Bangladesh's domestic debt, which comprises approximately 57 percent of total public debt, is largely held in National Savings Certificates (NSCs) — instruments with above-market interest rates that have historically been offered to households as a savings vehicle. NSC interest payments represent a significant and growing claim on government revenue at a time when that revenue is already inadequate to fund development spending. The World Bank has consistently flagged the NSC system as an inefficient, regressive use of fiscal resources — regressive because NSC ownership is concentrated among middle-class urban savers rather than distributed across the population — and the IMF programme includes conditions requiring a rationalisation of NSC interest rates to market levels. External debt, including the HSBC-financed Bangabandhu satellite loan, Russia-financed power sector loans, and multilateral development bank lending, has been rising as a share of total debt. Debt service as a share of government revenue — a more practically relevant indicator than debt-to-GDP in an economy with a very low revenue base — is the metric that warrants closest attention.

The IMF's own June 2024 Debt Sustainability Analysis assessed Bangladesh at low risk of debt distress under the baseline scenario, but noted that contingent liabilities — particularly from the banking sector, where state-owned bank recapitalisation needs could generate significant fiscal claims — could worsen the assessment substantially. The World Bank's updated DSA was incorporating a substantial downward revision of export data for FY2023 and FY2024 that had been discovered during the post-Hasina government's reassessment of official statistics, a revision that could alter the picture meaningfully.

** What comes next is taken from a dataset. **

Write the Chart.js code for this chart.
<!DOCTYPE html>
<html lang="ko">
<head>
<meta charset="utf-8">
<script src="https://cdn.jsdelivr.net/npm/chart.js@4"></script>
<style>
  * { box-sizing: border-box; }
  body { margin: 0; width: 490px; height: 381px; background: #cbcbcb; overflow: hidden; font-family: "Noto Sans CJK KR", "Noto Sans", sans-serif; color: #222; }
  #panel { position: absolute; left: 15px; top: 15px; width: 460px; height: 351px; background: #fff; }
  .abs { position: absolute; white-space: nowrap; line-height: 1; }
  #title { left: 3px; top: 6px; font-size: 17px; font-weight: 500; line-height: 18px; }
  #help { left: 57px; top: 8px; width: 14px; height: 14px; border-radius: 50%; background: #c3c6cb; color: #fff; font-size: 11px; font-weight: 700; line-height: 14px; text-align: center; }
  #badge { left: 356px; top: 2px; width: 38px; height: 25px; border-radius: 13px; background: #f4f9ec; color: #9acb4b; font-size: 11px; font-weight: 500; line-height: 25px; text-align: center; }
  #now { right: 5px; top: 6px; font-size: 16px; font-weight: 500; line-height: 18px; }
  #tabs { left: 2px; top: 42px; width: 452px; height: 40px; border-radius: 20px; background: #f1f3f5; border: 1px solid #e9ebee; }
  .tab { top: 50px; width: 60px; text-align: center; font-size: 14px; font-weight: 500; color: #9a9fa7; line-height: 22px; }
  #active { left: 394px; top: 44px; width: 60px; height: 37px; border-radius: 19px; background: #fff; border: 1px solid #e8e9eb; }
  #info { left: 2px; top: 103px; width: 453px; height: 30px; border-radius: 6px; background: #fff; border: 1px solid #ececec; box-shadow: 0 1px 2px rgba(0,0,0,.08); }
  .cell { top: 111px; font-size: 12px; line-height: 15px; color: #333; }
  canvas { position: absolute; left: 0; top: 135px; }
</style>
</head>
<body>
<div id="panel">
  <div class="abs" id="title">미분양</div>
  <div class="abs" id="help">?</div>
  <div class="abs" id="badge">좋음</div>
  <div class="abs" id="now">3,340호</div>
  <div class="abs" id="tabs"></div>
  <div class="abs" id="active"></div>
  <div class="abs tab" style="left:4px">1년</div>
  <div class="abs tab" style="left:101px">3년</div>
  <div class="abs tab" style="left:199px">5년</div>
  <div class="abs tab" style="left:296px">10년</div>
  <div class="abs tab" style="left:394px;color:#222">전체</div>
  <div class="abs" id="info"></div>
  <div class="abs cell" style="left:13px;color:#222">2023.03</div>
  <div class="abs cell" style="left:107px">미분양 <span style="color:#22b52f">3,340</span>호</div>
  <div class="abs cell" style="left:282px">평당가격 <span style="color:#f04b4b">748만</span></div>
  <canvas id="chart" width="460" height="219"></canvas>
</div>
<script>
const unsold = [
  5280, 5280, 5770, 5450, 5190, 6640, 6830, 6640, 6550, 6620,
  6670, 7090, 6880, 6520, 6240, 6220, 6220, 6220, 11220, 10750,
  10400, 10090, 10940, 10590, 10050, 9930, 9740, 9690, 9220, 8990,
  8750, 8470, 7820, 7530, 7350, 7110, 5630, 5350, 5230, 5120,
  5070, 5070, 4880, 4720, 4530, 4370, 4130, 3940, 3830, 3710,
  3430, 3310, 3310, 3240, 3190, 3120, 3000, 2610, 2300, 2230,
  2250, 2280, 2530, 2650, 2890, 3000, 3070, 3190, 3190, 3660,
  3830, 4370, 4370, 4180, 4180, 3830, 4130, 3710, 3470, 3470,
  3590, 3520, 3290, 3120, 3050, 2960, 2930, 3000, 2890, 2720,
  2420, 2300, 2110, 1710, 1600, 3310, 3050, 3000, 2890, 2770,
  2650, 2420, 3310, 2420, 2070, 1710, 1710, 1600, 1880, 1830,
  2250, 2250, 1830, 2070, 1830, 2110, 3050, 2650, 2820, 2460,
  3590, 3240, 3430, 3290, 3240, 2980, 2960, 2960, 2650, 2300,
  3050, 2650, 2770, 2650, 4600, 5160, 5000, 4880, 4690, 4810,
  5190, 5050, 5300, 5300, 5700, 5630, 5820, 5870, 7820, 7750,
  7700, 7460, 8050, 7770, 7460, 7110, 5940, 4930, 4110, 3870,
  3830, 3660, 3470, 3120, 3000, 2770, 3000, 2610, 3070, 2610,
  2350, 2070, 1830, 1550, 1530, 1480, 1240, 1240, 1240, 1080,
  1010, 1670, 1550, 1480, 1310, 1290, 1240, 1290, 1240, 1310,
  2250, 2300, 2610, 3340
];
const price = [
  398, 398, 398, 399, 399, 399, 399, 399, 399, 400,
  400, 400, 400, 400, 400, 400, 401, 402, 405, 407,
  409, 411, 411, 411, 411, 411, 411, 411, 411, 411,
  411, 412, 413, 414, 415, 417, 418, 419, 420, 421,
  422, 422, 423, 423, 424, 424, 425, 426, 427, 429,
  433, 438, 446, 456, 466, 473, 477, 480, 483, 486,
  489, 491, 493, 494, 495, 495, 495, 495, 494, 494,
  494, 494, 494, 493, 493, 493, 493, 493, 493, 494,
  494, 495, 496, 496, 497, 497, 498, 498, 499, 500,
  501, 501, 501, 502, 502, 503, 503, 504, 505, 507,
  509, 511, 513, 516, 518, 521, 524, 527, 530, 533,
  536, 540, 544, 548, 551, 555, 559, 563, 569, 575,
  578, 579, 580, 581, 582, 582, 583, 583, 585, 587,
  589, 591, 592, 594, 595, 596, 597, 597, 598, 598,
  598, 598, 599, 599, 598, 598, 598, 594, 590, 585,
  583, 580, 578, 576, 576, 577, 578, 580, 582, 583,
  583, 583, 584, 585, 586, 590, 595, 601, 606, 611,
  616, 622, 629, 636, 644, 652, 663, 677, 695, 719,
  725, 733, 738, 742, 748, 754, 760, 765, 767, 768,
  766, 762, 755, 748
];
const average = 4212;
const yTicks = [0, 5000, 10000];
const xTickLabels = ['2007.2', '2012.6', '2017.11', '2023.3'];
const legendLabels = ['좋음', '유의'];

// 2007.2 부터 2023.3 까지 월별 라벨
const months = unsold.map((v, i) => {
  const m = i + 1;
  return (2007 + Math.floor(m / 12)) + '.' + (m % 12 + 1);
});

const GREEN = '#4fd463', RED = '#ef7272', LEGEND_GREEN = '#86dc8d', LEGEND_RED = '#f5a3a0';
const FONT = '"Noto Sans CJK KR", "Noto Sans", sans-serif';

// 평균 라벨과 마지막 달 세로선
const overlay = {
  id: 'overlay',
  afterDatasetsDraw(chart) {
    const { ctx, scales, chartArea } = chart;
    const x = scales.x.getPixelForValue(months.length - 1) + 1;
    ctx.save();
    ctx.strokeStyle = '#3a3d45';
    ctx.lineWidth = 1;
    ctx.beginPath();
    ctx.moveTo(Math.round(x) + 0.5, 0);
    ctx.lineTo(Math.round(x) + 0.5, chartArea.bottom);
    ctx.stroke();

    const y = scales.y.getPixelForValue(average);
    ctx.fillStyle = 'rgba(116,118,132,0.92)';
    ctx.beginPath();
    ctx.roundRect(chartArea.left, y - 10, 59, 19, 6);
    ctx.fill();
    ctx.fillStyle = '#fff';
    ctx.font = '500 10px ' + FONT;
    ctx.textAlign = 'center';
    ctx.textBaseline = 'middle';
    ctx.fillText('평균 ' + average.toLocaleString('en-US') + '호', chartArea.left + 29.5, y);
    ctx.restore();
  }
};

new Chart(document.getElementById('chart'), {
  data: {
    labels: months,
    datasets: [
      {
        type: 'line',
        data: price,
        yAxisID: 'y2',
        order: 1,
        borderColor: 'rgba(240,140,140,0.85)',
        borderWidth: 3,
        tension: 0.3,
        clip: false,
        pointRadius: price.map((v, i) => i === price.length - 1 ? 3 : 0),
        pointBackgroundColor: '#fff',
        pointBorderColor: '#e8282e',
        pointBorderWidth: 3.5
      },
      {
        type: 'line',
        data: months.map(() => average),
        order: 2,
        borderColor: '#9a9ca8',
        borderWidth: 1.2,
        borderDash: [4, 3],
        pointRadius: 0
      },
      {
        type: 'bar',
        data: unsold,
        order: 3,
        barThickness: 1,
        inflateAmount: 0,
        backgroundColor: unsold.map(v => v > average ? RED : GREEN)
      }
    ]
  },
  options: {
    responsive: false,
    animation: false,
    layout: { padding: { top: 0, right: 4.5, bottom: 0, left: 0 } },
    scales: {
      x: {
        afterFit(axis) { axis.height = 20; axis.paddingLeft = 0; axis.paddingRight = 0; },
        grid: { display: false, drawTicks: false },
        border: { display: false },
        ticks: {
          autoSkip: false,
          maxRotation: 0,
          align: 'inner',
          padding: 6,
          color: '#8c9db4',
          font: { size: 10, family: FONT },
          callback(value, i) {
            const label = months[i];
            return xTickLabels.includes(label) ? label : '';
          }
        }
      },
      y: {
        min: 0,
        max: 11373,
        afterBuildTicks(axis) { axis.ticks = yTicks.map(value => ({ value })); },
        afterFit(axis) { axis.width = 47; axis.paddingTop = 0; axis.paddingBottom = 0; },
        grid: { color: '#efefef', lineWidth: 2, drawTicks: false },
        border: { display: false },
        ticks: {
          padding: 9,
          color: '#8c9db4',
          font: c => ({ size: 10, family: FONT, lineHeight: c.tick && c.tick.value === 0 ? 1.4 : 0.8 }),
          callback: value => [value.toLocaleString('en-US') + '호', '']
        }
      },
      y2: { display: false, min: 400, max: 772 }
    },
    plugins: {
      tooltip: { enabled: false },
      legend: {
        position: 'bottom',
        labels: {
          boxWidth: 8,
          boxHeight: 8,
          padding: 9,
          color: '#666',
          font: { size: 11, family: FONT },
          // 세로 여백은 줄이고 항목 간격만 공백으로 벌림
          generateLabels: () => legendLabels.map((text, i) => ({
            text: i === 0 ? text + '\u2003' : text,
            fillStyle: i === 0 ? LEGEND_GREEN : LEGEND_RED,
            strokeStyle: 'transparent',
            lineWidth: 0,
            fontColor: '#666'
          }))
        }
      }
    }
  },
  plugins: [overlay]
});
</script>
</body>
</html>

The Strategic Question: Invest or Consolidate?

The central tension in Bangladesh's economic strategy over the medium term is between two imperatives that pull in opposite directions. The IMF programme's fiscal conditionality — tightening the primary deficit, raising revenues, reducing subsidies — pushes toward consolidation, restraining public expenditure to rebuild macroeconomic buffers and restore external confidence. But Bangladesh's development agenda — building the infrastructure, human capital, and institutional capacity needed to graduate from Least Developed Country status by November 2026 without losing the trade preferences that have underpinned its export-oriented growth model — requires sustained public investment at a scale that consolidation alone cannot finance.

This is not a contradiction unique to Bangladesh: it is the central tension in IMF programme design for developing economies, and one that the fund's own research since 2020 has acknowledged more explicitly than in previous decades. The IMF's intellectual shift — recognising that low interest rates and high multipliers on infrastructure investment change the debt sustainability calculus — did not eliminate programme conditionality, but it did create more space for growth-oriented expenditure within programmes. Bangladesh's RSF component, which is explicitly designed to finance climate-resilient investment rather than consumption spending, reflects this evolution in IMF thinking.

The practical resolution requires Bangladesh to do something that has eluded it through multiple previous reform cycles: substantially raise its domestic revenue collection. A tax-to-GDP ratio of 6.8 percent is not a sustainable base for a country with Bangladesh's development ambitions and climate vulnerabilities. Every additional percentage point of GDP in revenue — which in Bangladesh's context represents roughly $4-5 billion annually at current GDP levels — reduces the borrowing required to fund essential public investment and improves the fiscal headroom to absorb external shocks. Private investment, which fell to 22.48 percent of GDP in FY2025, its lowest level in five years, also needs to recover — a recovery that depends on banking sector stability, inflation control, political consistency, and a regulatory environment that investors can plan around. The IMF programme's reform conditions are not ends in themselves but necessary preconditions for the investment climate that Bangladesh's growth model requires. The harder work is implementation — and that, in the end, is a political question as much as an economic one.